## START Dataset section

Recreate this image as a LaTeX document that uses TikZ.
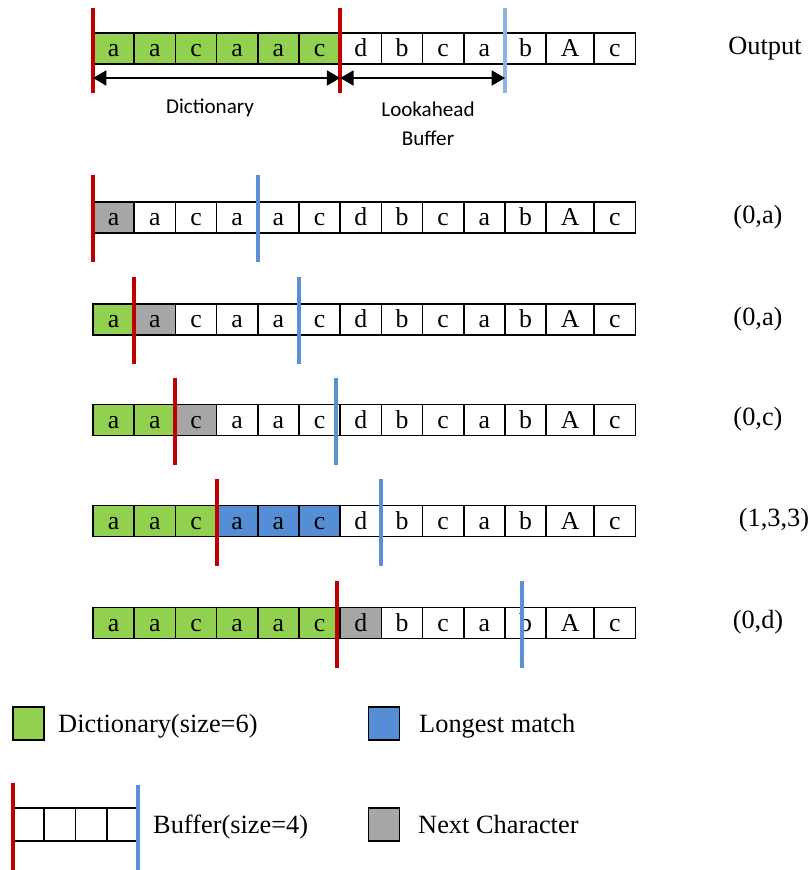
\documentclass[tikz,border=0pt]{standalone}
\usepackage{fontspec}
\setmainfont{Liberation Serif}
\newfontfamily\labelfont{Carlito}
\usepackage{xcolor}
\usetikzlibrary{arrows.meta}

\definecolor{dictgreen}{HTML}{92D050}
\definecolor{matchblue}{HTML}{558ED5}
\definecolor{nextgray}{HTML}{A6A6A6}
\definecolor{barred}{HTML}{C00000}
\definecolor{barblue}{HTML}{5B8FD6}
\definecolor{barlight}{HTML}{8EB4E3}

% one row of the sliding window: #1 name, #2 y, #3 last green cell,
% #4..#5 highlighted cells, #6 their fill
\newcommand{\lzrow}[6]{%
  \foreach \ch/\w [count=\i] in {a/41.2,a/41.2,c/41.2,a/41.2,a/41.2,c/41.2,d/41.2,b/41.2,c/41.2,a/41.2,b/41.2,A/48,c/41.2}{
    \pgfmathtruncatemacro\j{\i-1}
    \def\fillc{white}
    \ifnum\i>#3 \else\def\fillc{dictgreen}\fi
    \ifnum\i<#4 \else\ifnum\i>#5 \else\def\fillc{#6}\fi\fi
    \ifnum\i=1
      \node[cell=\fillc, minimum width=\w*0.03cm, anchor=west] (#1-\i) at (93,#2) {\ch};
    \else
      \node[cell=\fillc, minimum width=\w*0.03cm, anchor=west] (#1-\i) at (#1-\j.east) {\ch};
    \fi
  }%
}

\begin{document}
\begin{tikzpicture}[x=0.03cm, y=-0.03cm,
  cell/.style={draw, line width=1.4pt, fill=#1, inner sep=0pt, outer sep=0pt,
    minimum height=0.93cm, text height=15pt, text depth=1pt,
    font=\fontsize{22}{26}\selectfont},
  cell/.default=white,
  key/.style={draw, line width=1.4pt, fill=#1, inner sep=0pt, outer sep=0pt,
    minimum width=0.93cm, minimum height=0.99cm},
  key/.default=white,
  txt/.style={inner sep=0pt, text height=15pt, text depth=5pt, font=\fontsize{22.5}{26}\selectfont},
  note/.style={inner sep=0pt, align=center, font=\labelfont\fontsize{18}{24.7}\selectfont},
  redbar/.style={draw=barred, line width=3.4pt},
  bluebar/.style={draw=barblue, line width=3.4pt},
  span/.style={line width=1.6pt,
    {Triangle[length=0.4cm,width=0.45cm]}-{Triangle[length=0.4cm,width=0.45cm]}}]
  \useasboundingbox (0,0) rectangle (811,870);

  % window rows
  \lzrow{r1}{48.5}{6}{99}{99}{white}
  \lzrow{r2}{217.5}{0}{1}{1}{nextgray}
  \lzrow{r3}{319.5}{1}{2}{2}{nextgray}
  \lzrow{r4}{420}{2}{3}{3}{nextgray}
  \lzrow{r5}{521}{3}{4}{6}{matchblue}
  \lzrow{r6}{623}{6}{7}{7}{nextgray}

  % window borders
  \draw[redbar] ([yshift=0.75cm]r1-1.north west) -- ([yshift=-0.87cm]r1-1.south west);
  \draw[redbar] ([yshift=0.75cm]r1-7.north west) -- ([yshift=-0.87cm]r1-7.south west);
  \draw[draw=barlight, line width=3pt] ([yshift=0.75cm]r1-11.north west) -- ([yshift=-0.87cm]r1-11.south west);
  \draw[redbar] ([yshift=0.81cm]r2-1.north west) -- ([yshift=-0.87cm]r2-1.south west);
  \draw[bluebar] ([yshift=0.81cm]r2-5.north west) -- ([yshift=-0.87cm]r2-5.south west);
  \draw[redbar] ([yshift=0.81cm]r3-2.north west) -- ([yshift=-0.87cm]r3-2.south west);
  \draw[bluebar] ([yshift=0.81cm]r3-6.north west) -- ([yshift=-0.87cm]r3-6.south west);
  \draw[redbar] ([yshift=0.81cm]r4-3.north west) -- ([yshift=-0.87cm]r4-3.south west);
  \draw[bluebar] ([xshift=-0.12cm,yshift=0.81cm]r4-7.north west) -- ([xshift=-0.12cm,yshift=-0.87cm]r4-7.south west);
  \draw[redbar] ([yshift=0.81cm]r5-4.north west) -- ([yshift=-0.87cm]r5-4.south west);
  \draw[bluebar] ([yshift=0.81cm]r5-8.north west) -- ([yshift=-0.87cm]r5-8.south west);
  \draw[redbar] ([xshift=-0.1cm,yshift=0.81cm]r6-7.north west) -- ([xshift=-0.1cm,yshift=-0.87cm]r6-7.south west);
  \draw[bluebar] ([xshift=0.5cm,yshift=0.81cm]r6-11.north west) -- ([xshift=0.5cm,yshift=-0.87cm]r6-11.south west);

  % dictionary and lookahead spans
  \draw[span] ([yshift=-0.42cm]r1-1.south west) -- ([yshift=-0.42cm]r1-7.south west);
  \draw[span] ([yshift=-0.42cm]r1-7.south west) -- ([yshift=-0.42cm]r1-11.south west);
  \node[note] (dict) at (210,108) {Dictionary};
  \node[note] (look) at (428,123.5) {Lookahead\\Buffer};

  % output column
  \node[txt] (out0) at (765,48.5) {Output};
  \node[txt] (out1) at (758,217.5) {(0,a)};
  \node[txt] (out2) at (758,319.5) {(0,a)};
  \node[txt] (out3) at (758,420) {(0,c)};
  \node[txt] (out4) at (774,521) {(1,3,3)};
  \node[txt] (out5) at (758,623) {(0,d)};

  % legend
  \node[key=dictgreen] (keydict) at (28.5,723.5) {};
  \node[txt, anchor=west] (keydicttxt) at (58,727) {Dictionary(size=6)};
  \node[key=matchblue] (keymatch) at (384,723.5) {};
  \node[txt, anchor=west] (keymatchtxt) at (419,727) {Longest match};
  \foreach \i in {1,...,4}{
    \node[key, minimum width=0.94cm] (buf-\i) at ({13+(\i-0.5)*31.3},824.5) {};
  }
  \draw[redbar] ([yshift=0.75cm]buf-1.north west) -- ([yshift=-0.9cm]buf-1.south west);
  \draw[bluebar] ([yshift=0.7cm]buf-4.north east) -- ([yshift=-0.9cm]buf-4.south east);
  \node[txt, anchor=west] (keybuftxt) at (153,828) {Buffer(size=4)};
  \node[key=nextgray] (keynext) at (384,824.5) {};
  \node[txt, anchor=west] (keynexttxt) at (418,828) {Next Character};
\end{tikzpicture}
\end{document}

## END Dataset section

> **What you will do**: Leaving the pictures aside, transcribe the entire listing exactly.

> **Exercise output**:
Recreate this image as a LaTeX document that uses TikZ.
\documentclass[tikz,border=0pt]{standalone}
\usepackage{fontspec}
\setmainfont{Liberation Serif}
\newfontfamily\labelfont{Carlito}
\usepackage{xcolor}
\usetikzlibrary{arrows.meta}

\definecolor{dictgreen}{HTML}{92D050}
\definecolor{matchblue}{HTML}{558ED5}
\definecolor{nextgray}{HTML}{A6A6A6}
\definecolor{barred}{HTML}{C00000}
\definecolor{barblue}{HTML}{5B8FD6}
\definecolor{barlight}{HTML}{8EB4E3}

% one row of the sliding window: #1 name, #2 y, #3 last green cell,
% #4..#5 highlighted cells, #6 their fill
\newcommand{\lzrow}[6]{%
  \foreach \ch/\w [count=\i] in {a/41.2,a/41.2,c/41.2,a/41.2,a/41.2,c/41.2,d/41.2,b/41.2,c/41.2,a/41.2,b/41.2,A/48,c/41.2}{
    \pgfmathtruncatemacro\j{\i-1}
    \def\fillc{white}
    \ifnum\i>#3 \else\def\fillc{dictgreen}\fi
    \ifnum\i<#4 \else\ifnum\i>#5 \else\def\fillc{#6}\fi\fi
    \ifnum\i=1
      \node[cell=\fillc, minimum width=\w*0.03cm, anchor=west] (#1-\i) at (93,#2) {\ch};
    \else
      \node[cell=\fillc, minimum width=\w*0.03cm, anchor=west] (#1-\i) at (#1-\j.east) {\ch};
    \fi
  }%
}

\begin{document}
\begin{tikzpicture}[x=0.03cm, y=-0.03cm,
  cell/.style={draw, line width=1.4pt, fill=#1, inner sep=0pt, outer sep=0pt,
    minimum height=0.93cm, text height=15pt, text depth=1pt,
    font=\fontsize{22}{26}\selectfont},
  cell/.default=white,
  key/.style={draw, line width=1.4pt, fill=#1, inner sep=0pt, outer sep=0pt,
    minimum width=0.93cm, minimum height=0.99cm},
  key/.default=white,
  txt/.style={inner sep=0pt, text height=15pt, text depth=5pt, font=\fontsize{22.5}{26}\selectfont},
  note/.style={inner sep=0pt, align=center, font=\labelfont\fontsize{18}{24.7}\selectfont},
  redbar/.style={draw=barred, line width=3.4pt},
  bluebar/.style={draw=barblue, line width=3.4pt},
  span/.style={line width=1.6pt,
    {Triangle[length=0.4cm,width=0.45cm]}-{Triangle[length=0.4cm,width=0.45cm]}}]
  \useasboundingbox (0,0) rectangle (811,870);

  % window rows
  \lzrow{r1}{48.5}{6}{99}{99}{white}
  \lzrow{r2}{217.5}{0}{1}{1}{nextgray}
  \lzrow{r3}{319.5}{1}{2}{2}{nextgray}
  \lzrow{r4}{420}{2}{3}{3}{nextgray}
  \lzrow{r5}{521}{3}{4}{6}{matchblue}
  \lzrow{r6}{623}{6}{7}{7}{nextgray}

  % window borders
  \draw[redbar] ([yshift=0.75cm]r1-1.north west) -- ([yshift=-0.87cm]r1-1.south west);
  \draw[redbar] ([yshift=0.75cm]r1-7.north west) -- ([yshift=-0.87cm]r1-7.south west);
  \draw[draw=barlight, line width=3pt] ([yshift=0.75cm]r1-11.north west) -- ([yshift=-0.87cm]r1-11.south west);
  \draw[redbar] ([yshift=0.81cm]r2-1.north west) -- ([yshift=-0.87cm]r2-1.south west);
  \draw[bluebar] ([yshift=0.81cm]r2-5.north west) -- ([yshift=-0.87cm]r2-5.south west);
  \draw[redbar] ([yshift=0.81cm]r3-2.north west) -- ([yshift=-0.87cm]r3-2.south west);
  \draw[bluebar] ([yshift=0.81cm]r3-6.north west) -- ([yshift=-0.87cm]r3-6.south west);
  \draw[redbar] ([yshift=0.81cm]r4-3.north west) -- ([yshift=-0.87cm]r4-3.south west);
  \draw[bluebar] ([xshift=-0.12cm,yshift=0.81cm]r4-7.north west) -- ([xshift=-0.12cm,yshift=-0.87cm]r4-7.south west);
  \draw[redbar] ([yshift=0.81cm]r5-4.north west) -- ([yshift=-0.87cm]r5-4.south west);
  \draw[bluebar] ([yshift=0.81cm]r5-8.north west) -- ([yshift=-0.87cm]r5-8.south west);
  \draw[redbar] ([xshift=-0.1cm,yshift=0.81cm]r6-7.north west) -- ([xshift=-0.1cm,yshift=-0.87cm]r6-7.south west);
  \draw[bluebar] ([xshift=0.5cm,yshift=0.81cm]r6-11.north west) -- ([xshift=0.5cm,yshift=-0.87cm]r6-11.south west);

  % dictionary and lookahead spans
  \draw[span] ([yshift=-0.42cm]r1-1.south west) -- ([yshift=-0.42cm]r1-7.south west);
  \draw[span] ([yshift=-0.42cm]r1-7.south west) -- ([yshift=-0.42cm]r1-11.south west);
  \node[note] (dict) at (210,108) {Dictionary};
  \node[note] (look) at (428,123.5) {Lookahead\\Buffer};

  % output column
  \node[txt] (out0) at (765,48.5) {Output};
  \node[txt] (out1) at (758,217.5) {(0,a)};
  \node[txt] (out2) at (758,319.5) {(0,a)};
  \node[txt] (out3) at (758,420) {(0,c)};
  \node[txt] (out4) at (774,521) {(1,3,3)};
  \node[txt] (out5) at (758,623) {(0,d)};

  % legend
  \node[key=dictgreen] (keydict) at (28.5,723.5) {};
  \node[txt, anchor=west] (keydicttxt) at (58,727) {Dictionary(size=6)};
  \node[key=matchblue] (keymatch) at (384,723.5) {};
  \node[txt, anchor=west] (keymatchtxt) at (419,727) {Longest match};
  \foreach \i in {1,...,4}{
    \node[key, minimum width=0.94cm] (buf-\i) at ({13+(\i-0.5)*31.3},824.5) {};
  }
  \draw[redbar] ([yshift=0.75cm]buf-1.north west) -- ([yshift=-0.9cm]buf-1.south west);
  \draw[bluebar] ([yshift=0.7cm]buf-4.north east) -- ([yshift=-0.9cm]buf-4.south east);
  \node[txt, anchor=west] (keybuftxt) at (153,828) {Buffer(size=4)};
  \node[key=nextgray] (keynext) at (384,824.5) {};
  \node[txt, anchor=west] (keynexttxt) at (418,828) {Next Character};
\end{tikzpicture}
\end{document}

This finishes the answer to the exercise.